(DIRECTION) Your task is to output the listing word for word, with pictures excluded.

(MATERIAL PROVIDED)

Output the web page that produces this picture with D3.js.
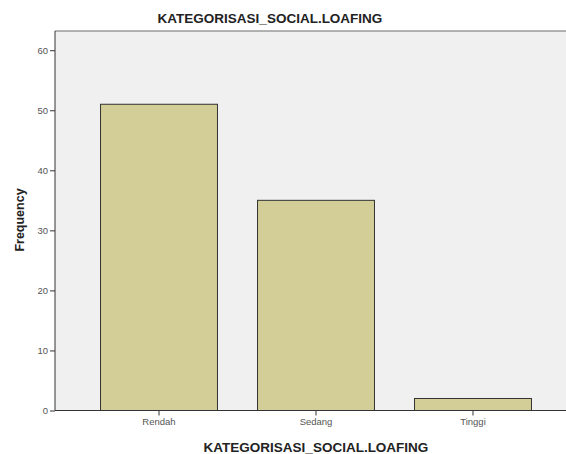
<!DOCTYPE html>
<html><head><meta charset="utf-8">
<script src="https://cdn.jsdelivr.net/npm/d3@7"></script>
<style>body{margin:0;background:#fff;}svg{display:block;}</style>
</head><body>
<svg id="c" width="566" height="454"></svg>
<script>
const categories = ["Rendah", "Sedang", "Tinggi"];
const frequencies = [51, 35, 2];
const yTicks = [0, 10, 20, 30, 40, 50, 60];
const title = "KATEGORISASI_SOCIAL.LOAFING";
const yTitle = "Frequency";

const svg = d3.select("#c");
const L = 55, R = 566, T = 31, B = 410.5;
const x = d3.scaleBand().domain(categories).range([L, 577]).paddingInner(0.255).paddingOuter(0.29);
const y = d3.scaleLinear().domain([0, 63.2]).range([B, T]);

svg.append("rect").attr("x", L).attr("y", T).attr("width", R - L).attr("height", B - T).attr("fill", "#f0f0f0");
svg.append("line").attr("x1", L).attr("x2", R).attr("y1", T).attr("y2", T).attr("stroke", "#9a9a9a").attr("stroke-width", 1.5);

svg.selectAll("rect.bar").data(frequencies).join("rect").attr("class", "bar")
  .attr("x", (d, i) => x(categories[i]))
  .attr("y", d => y(d))
  .attr("width", x.bandwidth())
  .attr("height", d => B - y(d))
  .attr("fill", "#d3ce97").attr("stroke", "#333").attr("stroke-width", 1);

const ya = svg.append("g").attr("transform", `translate(${L},0)`)
  .call(d3.axisLeft(y).tickValues(yTicks).tickSize(5).tickPadding(2).tickFormat(d3.format("d")));
ya.select(".domain").attr("d", `M0,${T}V${B}`).attr("stroke", "#333");
ya.selectAll(".tick line").attr("stroke", "#333");
ya.selectAll("text").attr("font-family", "Liberation Sans, Arial, sans-serif").attr("font-size", 9.5).attr("fill", "#555");

const xa = svg.append("g").attr("transform", `translate(0,${B})`)
  .call(d3.axisBottom(x).tickSize(5).tickPadding(3));
xa.select(".domain").attr("d", `M${L},0H${R}`).attr("stroke", "#333");
xa.selectAll(".tick line").attr("stroke", "#333");
xa.selectAll("text").attr("font-family", "Liberation Sans, Arial, sans-serif").attr("font-size", 9.5).attr("fill", "#555");

svg.append("text").attr("x", 270).attr("y", 23).attr("text-anchor", "middle")
  .attr("font-family", "Liberation Sans, Arial, sans-serif").attr("font-weight", "bold").attr("font-size", 13.5).attr("fill", "#222").text(title);
svg.append("text").attr("x", 316).attr("y", 452).attr("text-anchor", "middle")
  .attr("font-family", "Liberation Sans, Arial, sans-serif").attr("font-weight", "bold").attr("font-size", 13.5).attr("fill", "#222").text(title);
svg.append("text").attr("transform", "translate(24,220) rotate(-90)").attr("text-anchor", "middle")
  .attr("font-family", "Liberation Sans, Arial, sans-serif").attr("font-weight", "bold").attr("font-size", 12.5).attr("fill", "#222").text(yTitle);
</script>
</body></html>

(TASK OUTPUT)
Output the web page that produces this picture with D3.js.
<!DOCTYPE html>
<html><head><meta charset="utf-8">
<script src="https://cdn.jsdelivr.net/npm/d3@7"></script>
<style>body{margin:0;background:#fff;}svg{display:block;}</style>
</head><body>
<svg id="c" width="566" height="454"></svg>
<script>
const categories = ["Rendah", "Sedang", "Tinggi"];
const frequencies = [51, 35, 2];
const yTicks = [0, 10, 20, 30, 40, 50, 60];
const title = "KATEGORISASI_SOCIAL.LOAFING";
const yTitle = "Frequency";

const svg = d3.select("#c");
const L = 55, R = 566, T = 31, B = 410.5;
const x = d3.scaleBand().domain(categories).range([L, 577]).paddingInner(0.255).paddingOuter(0.29);
const y = d3.scaleLinear().domain([0, 63.2]).range([B, T]);

svg.append("rect").attr("x", L).attr("y", T).attr("width", R - L).attr("height", B - T).attr("fill", "#f0f0f0");
svg.append("line").attr("x1", L).attr("x2", R).attr("y1", T).attr("y2", T).attr("stroke", "#9a9a9a").attr("stroke-width", 1.5);

svg.selectAll("rect.bar").data(frequencies).join("rect").attr("class", "bar")
  .attr("x", (d, i) => x(categories[i]))
  .attr("y", d => y(d))
  .attr("width", x.bandwidth())
  .attr("height", d => B - y(d))
  .attr("fill", "#d3ce97").attr("stroke", "#333").attr("stroke-width", 1);

const ya = svg.append("g").attr("transform", `translate(${L},0)`)
  .call(d3.axisLeft(y).tickValues(yTicks).tickSize(5).tickPadding(2).tickFormat(d3.format("d")));
ya.select(".domain").attr("d", `M0,${T}V${B}`).attr("stroke", "#333");
ya.selectAll(".tick line").attr("stroke", "#333");
ya.selectAll("text").attr("font-family", "Liberation Sans, Arial, sans-serif").attr("font-size", 9.5).attr("fill", "#555");

const xa = svg.append("g").attr("transform", `translate(0,${B})`)
  .call(d3.axisBottom(x).tickSize(5).tickPadding(3));
xa.select(".domain").attr("d", `M${L},0H${R}`).attr("stroke", "#333");
xa.selectAll(".tick line").attr("stroke", "#333");
xa.selectAll("text").attr("font-family", "Liberation Sans, Arial, sans-serif").attr("font-size", 9.5).attr("fill", "#555");

svg.append("text").attr("x", 270).attr("y", 23).attr("text-anchor", "middle")
  .attr("font-family", "Liberation Sans, Arial, sans-serif").attr("font-weight", "bold").attr("font-size", 13.5).attr("fill", "#222").text(title);
svg.append("text").attr("x", 316).attr("y", 452).attr("text-anchor", "middle")
  .attr("font-family", "Liberation Sans, Arial, sans-serif").attr("font-weight", "bold").attr("font-size", 13.5).attr("fill", "#222").text(title);
svg.append("text").attr("transform", "translate(24,220) rotate(-90)").attr("text-anchor", "middle")
  .attr("font-family", "Liberation Sans, Arial, sans-serif").attr("font-weight", "bold").attr("font-size", 12.5).attr("fill", "#222").text(yTitle);
</script>
</body></html>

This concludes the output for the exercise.